War is sometimes necessary but it costs hundreds of lives. Around 52 years ago people of Turtuk village slept in Pakistan but woke up as Indians. As surprising as it sounds, it’s a historical fact.
Turtuk was a border region in Pakistan until 1971. One fine day, it became a part of India. The unsettling effects of this switch are still visible. Shyok, which literally means ‘river of death,’ proves one in the dark night of 1971.
On 14 December 1971, when the Indian Army captured this village, Turtuk, from Pakistan.
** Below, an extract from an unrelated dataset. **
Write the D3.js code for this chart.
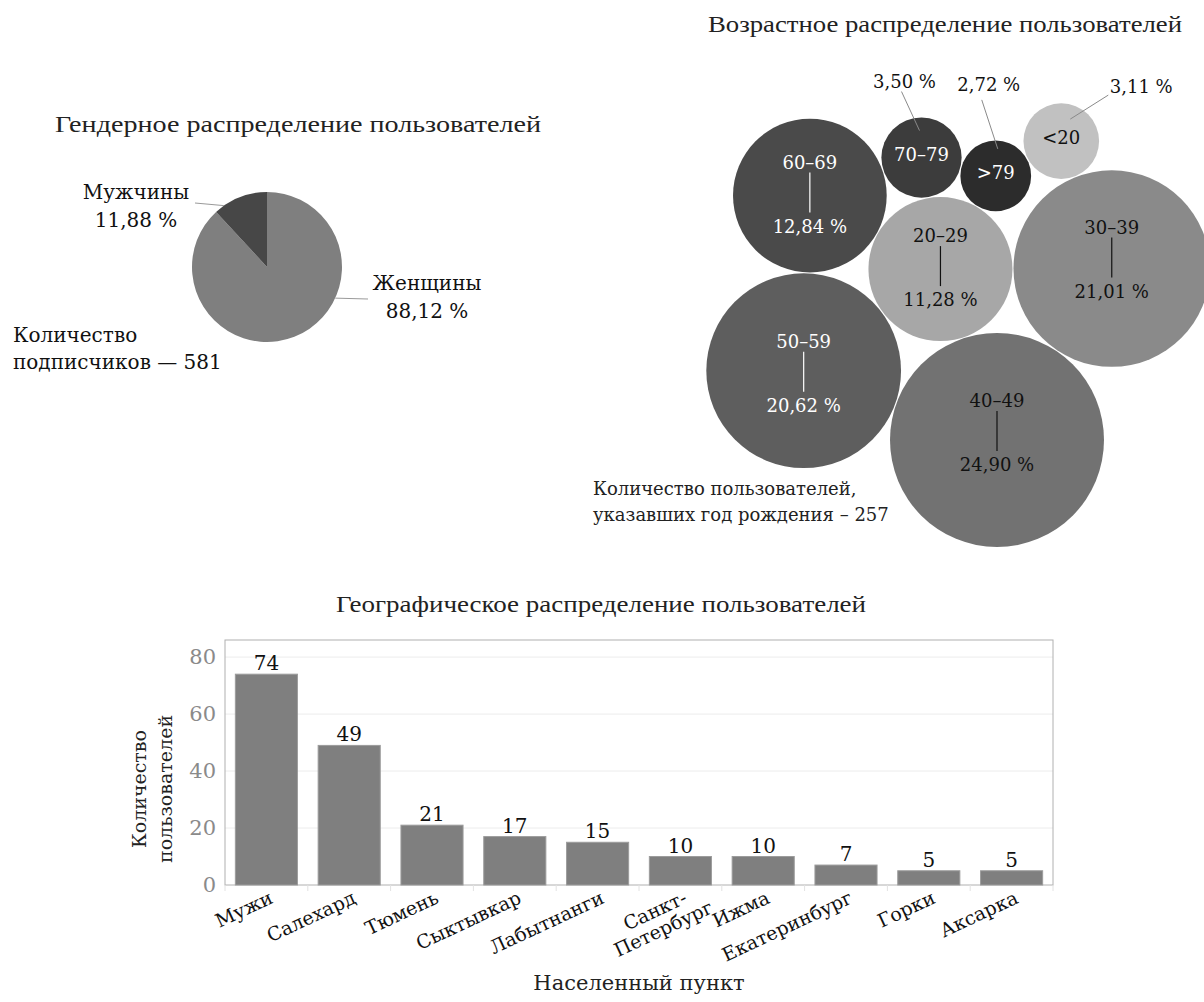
<!DOCTYPE html>
<html>
<head>
<meta charset="utf-8">
<script src="https://cdn.jsdelivr.net/npm/d3@7"></script>
<style>
  body { margin: 0; background: #fff; }
  svg { display: block; }
</style>
</head>
<body>
<svg id="chart" width="1204" height="1002"></svg>
<script>
// ---- data ----
const genderLabels = ["Женщины", "Мужчины"];
const genderShares = [88.12, 11.88];
const subscriberCount = 581;

const ageGroups = ["40–49", "30–39", "20–29", "50–59", "60–69", "70–79", ">79", "<20"];
const ageShares = [24.90, 21.01, 11.28, 20.62, 12.84, 3.50, 2.72, 3.11];
const ageRespondents = 257;

const cities = ["Мужи", "Салехард", "Тюмень", "Сыктывкар", "Лабытнанги", "Санкт-Петербург", "Ижма", "Екатеринбург", "Горки", "Аксарка"];
const cityUsers = [74, 49, 21, 17, 15, 10, 10, 7, 5, 5];
const yTicks = [0, 20, 40, 60, 80];

// ---- shared helpers ----
const ru = d3.formatLocale({ decimal: ",", thousands: "\u00a0", grouping: [3], currency: ["", " ₽"] });
const pct = v => ru.format(".2f")(v) + " %";
const SERIF = "'DejaVu Serif', Georgia, serif";
const TITLE = "'Liberation Serif', 'Times New Roman', serif";

const svg = d3.select("#chart");
svg.append("rect").attr("width", 1204).attr("height", 1002).attr("fill", "#fff");

function title(text, x, y, width) {
  svg.append("text")
    .attr("x", x).attr("y", y)
    .attr("font-family", TITLE).attr("font-size", 24).attr("fill", "#222")
    .attr("textLength", width).attr("lengthAdjust", "spacingAndGlyphs")
    .text(text);
}

// ================= gender pie =================
title("Гендерное распределение пользователей", 55, 132, 486);
{
  const cx = 267, cy = 267, r = 75;
  const g = svg.append("g").attr("transform", `translate(${cx},${cy})`);
  const pieData = d3.pie().sort(null)(genderShares);
  const arc = d3.arc().innerRadius(0).outerRadius(r);
  const fills = ["#7f7f7f", "#474747"];
  g.selectAll("path").data(pieData).join("path")
    .attr("d", arc).attr("fill", (d, i) => fills[i]);

  // callouts: where on the slice the leader meets the rim, leader end, label centre
  const callouts = [
    { rimAt: 0.361, leadTo: [101, 32], label: [160, 23] },
    { rimAt: 0.18, leadTo: [-72, -64], label: [-131, -68] }
  ];
  pieData.forEach((d, i) => {
    const c = callouts[i];
    const a = d.startAngle + c.rimAt * (d.endAngle - d.startAngle);
    const p = d3.pointRadial(a, r);
    g.append("line")
      .attr("x1", p[0]).attr("y1", p[1])
      .attr("x2", c.leadTo[0]).attr("y2", c.leadTo[1])
      .attr("stroke", "#9a9a9a").attr("stroke-width", 1);
    const t = g.append("text")
      .attr("font-family", SERIF).attr("font-size", 20).attr("fill", "#111")
      .attr("text-anchor", "middle");
    t.append("tspan").attr("x", c.label[0]).attr("y", c.label[1]).text(genderLabels[i]);
    t.append("tspan").attr("x", c.label[0]).attr("dy", 28).text(pct(genderShares[i]));
  });

  const note = svg.append("text")
    .attr("font-family", SERIF).attr("font-size", 20).attr("fill", "#111");
  note.append("tspan").attr("x", 13).attr("y", 342).text("Количество");
  note.append("tspan").attr("x", 13).attr("dy", 27).text(`подписчиков — ${subscriberCount}`);
}

// ================= age bubbles =================
title("Возрастное распределение пользователей", 708, 32, 474);
{
  const rScale = d3.scaleSqrt().domain([0, d3.max(ageShares)]).range([0, 107]);
  const nodes = new Map(ageGroups.map((name, i) => [name, { name, value: ageShares[i], r: rScale(ageShares[i]) }]));
  const pad = 1;

  // each circle is set tangent to the two named ones; side chooses which of the two spots
  const first = nodes.get(ageGroups[0]);
  first.x = 997; first.y = 440;
  const second = nodes.get("30–39");
  const dir = -56.2 * Math.PI / 180;
  second.x = first.x + (first.r + second.r + pad) * Math.cos(dir);
  second.y = first.y + (first.r + second.r + pad) * Math.sin(dir);
  const packing = [
    ["20–29", "40–49", "30–39", -1],
    ["50–59", "40–49", "20–29", -1],
    ["60–69", "20–29", "50–59", 1],
    ["70–79", "20–29", "60–69", 1],
    [">79", "20–29", "70–79", 1],
    ["<20", ">79", "30–39", -1]
  ];
  packing.forEach(([name, an, bn, side]) => {
    const c = nodes.get(name), a = nodes.get(an), b = nodes.get(bn);
    const d1 = a.r + c.r + pad, d2 = b.r + c.r + pad;
    const dx = b.x - a.x, dy = b.y - a.y, D = Math.hypot(dx, dy);
    const ux = dx / D, uy = dy / D;
    const along = (d1 * d1 - d2 * d2 + D * D) / (2 * D);
    const h = Math.sqrt(Math.max(0, d1 * d1 - along * along));
    c.x = a.x + along * ux - side * h * uy;
    c.y = a.y + along * uy + side * h * ux;
  });

  const fills = { "40–49": "#727272", "30–39": "#8a8a8a", "20–29": "#a7a7a7", "50–59": "#5e5e5e",
                  "60–69": "#4a4a4a", "70–79": "#3c3c3c", ">79": "#2c2c2c", "<20": "#c1c1c1" };
  const light = new Set(["50–59", "60–69", "70–79", ">79"]);
  const labelShift = { "40–49": -4, "30–39": -6, "20–29": 2, "50–59": 6, "60–69": 2 };
  // value labels placed outside the small circles: label centre, leader start, leader end
  const outside = {
    "70–79": { label: [-17, -70], from: [-20, -66], to: [-2, -27] },
    ">79": { label: [-7, -85], from: [-14, -76], to: [2, -27] },
    "<20": { label: [80, -48], from: [47, -46], to: [9, -22] }
  };

  const list = Array.from(nodes.values());
  const g = svg.append("g");
  g.selectAll("circle").data(list).join("circle")
    .attr("cx", d => d.x).attr("cy", d => d.y).attr("r", d => d.r)
    .attr("fill", d => fills[d.name]);

  const FS = 18;
  list.forEach(d => {
    const col = light.has(d.name) ? "#fff" : "#111";
    const o = outside[d.name];
    if (o) {
      g.append("text").attr("x", d.x).attr("y", d.y + 3)
        .attr("text-anchor", "middle").attr("font-family", SERIF).attr("font-size", FS)
        .attr("fill", col).text(d.name);
      g.append("line")
        .attr("x1", d.x + o.from[0]).attr("y1", d.y + o.from[1])
        .attr("x2", d.x + o.to[0]).attr("y2", d.y + o.to[1])
        .attr("stroke", "#8a8a8a").attr("stroke-width", 1);
      g.append("text").attr("x", d.x + o.label[0]).attr("y", d.y + o.label[1])
        .attr("text-anchor", "middle").attr("font-family", SERIF).attr("font-size", FS)
        .attr("fill", "#111").text(pct(d.value));
    } else {
      const s = labelShift[d.name] || 0;
      g.append("text").attr("x", d.x).attr("y", d.y - 29 + s)
        .attr("text-anchor", "middle").attr("font-family", SERIF).attr("font-size", FS)
        .attr("fill", col).text(d.name);
      g.append("line")
        .attr("x1", d.x).attr("y1", d.y - 25 + s)
        .attr("x2", d.x).attr("y2", d.y + 15 + s)
        .attr("stroke", col).attr("stroke-width", 1.2);
      g.append("text").attr("x", d.x).attr("y", d.y + 35 + s)
        .attr("text-anchor", "middle").attr("font-family", SERIF).attr("font-size", FS)
        .attr("fill", col).text(pct(d.value));
    }
  });

  const note = svg.append("text")
    .attr("font-family", SERIF).attr("font-size", 18).attr("fill", "#222");
  note.append("tspan").attr("x", 593).attr("y", 495).text("Количество пользователей,");
  note.append("tspan").attr("x", 593).attr("dy", 26).text(`указавших год рождения – ${ageRespondents}`);
}

// ================= city bars =================
title("Географическое распределение пользователей", 336, 612, 530);
{
  const left = 225, right = 1053, top = 640, bottom = 885;
  const x = d3.scaleBand().domain(cities).range([left, right]).paddingInner(0.25).paddingOuter(0.125);
  const y = d3.scaleLinear().domain([0, 86]).range([bottom, top]);
  const g = svg.append("g");

  // grid
  g.selectAll("line.grid").data(yTicks.filter(t => t > 0)).join("line")
    .attr("class", "grid")
    .attr("x1", left).attr("x2", right)
    .attr("y1", d => y(d)).attr("y2", d => y(d))
    .attr("stroke", "#ececec").attr("stroke-width", 1);

  // frame
  g.append("rect").attr("x", left).attr("y", top)
    .attr("width", right - left).attr("height", bottom - top)
    .attr("fill", "none").attr("stroke", "#b0b0b0").attr("stroke-width", 1);

  // category separators under the axis
  g.selectAll("line.sep").data(d3.range(cities.length + 1)).join("line")
    .attr("class", "sep")
    .attr("x1", i => left + i * (right - left) / cities.length)
    .attr("x2", i => left + i * (right - left) / cities.length)
    .attr("y1", bottom).attr("y2", bottom + 6)
    .attr("stroke", "#e2e2e2");

  // y axis labels
  const yAxis = d3.axisLeft(y).tickValues(yTicks).tickSize(0).tickPadding(9);
  const ya = g.append("g").attr("transform", `translate(${left},0)`).call(yAxis);
  ya.select(".domain").remove();
  ya.selectAll("text").attr("font-family", SERIF).attr("font-size", 21).attr("fill", "#8a8a8a");

  // bars
  g.selectAll("rect.bar").data(cities).join("rect")
    .attr("class", "bar")
    .attr("x", d => x(d)).attr("width", x.bandwidth())
    .attr("y", (d, i) => y(cityUsers[i]))
    .attr("height", (d, i) => bottom - y(cityUsers[i]))
    .attr("fill", "#7f7f7f").attr("stroke", "#9c9c9c").attr("stroke-width", 1);

  // value labels
  g.selectAll("text.val").data(cities).join("text")
    .attr("class", "val")
    .attr("x", d => x(d) + x.bandwidth() / 2)
    .attr("y", (d, i) => y(cityUsers[i]) - 4)
    .attr("text-anchor", "middle").attr("font-family", SERIF).attr("font-size", 20).attr("fill", "#111")
    .text((d, i) => cityUsers[i]);

  // rotated category labels (hyphenated names wrap after the hyphen)
  cities.forEach(name => {
    const cut = name.indexOf("-");
    const lines = cut >= 0 ? [name.slice(0, cut + 1), name.slice(cut + 1)] : [name];
    const cxp = x(name) + x.bandwidth() / 2 + 3;
    const t = g.append("text")
      .attr("transform", `translate(${cxp},${bottom + 7}) rotate(-25)`)
      .attr("font-family", SERIF).attr("font-size", 19).attr("fill", "#111");
    const spans = lines.map((ln, k) => t.append("tspan").attr("dy", k === 0 ? "0.6em" : "1.05em").text(ln));
    const w0 = spans[0].node().getComputedTextLength();
    spans.forEach(sp => sp.attr("x", -w0 / 2).attr("text-anchor", "middle"));
  });

  // axis titles
  const yt = svg.append("text")
    .attr("transform", `translate(146,789) rotate(-90)`)
    .attr("text-anchor", "middle").attr("font-family", SERIF).attr("font-size", 19).attr("fill", "#222");
  yt.append("tspan").attr("x", 0).attr("y", 0).text("Количество");
  yt.append("tspan").attr("x", 0).attr("dy", 26).text("пользователей");

  svg.append("text")
    .attr("x", (left + right) / 2).attr("y", 990)
    .attr("text-anchor", "middle").attr("font-family", SERIF).attr("font-size", 21).attr("fill", "#222")
    .text("Населенный пункт");
}
</script>
</body>
</html>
At the edge of Baltistan, enclosed by the Karakoram mountain range with the Shyok flowing in the valley below, Turtuk was one of four villages captured by Indian forces.
In 1971, one of history’s shortest wars was in full swing in the eastern and western front of the border. People of Turtuk were hiding in a nearby gorge one winter night, afraid of a marching army that gouged out the eyes of their enemies, cut off the breasts of women and plundered and burned the villages. For them, it was a long and dark night.
Major Chewang Rinchen of the Ladakh Scouts of the Indian Army came on a courtesy call to Turtuk. The hero of the conquest, the Major would be awarded another Mahavir Chakra for this, making him one of only six Indians with two such honors to date. ‘Major Chewang Rinchen had captured Point 18,402, the highest post ever captured, and also liberated an area of 800 sq km from PoK (the largest area captured in the 1971 operations).
Recent situation in the village
Despite the fact that India and Pakistan are still at odds over Kashmir, life goes on peacefully in Turtuk. Villagers were all issued Indian identity cards and made citizens after the takeover in 1971, and recent efforts to modernise the Nubra Valley, from better roads, health services and transportation, as well as the recent tourism boom, have meant more prosperous times for Turtuk. However, it doesn’t feel much like India here.
The apricot orchards, Noorbakshia mosques, stone homes and irrigation channels – as well as traditional Balti dishes like kisir (buckwheat bread) topped with yak meat or served with muskat, an apricot and walnut paste; and balay, a soup with large buckwheat noodles – keeps the village culturally faithful to its Balti roots.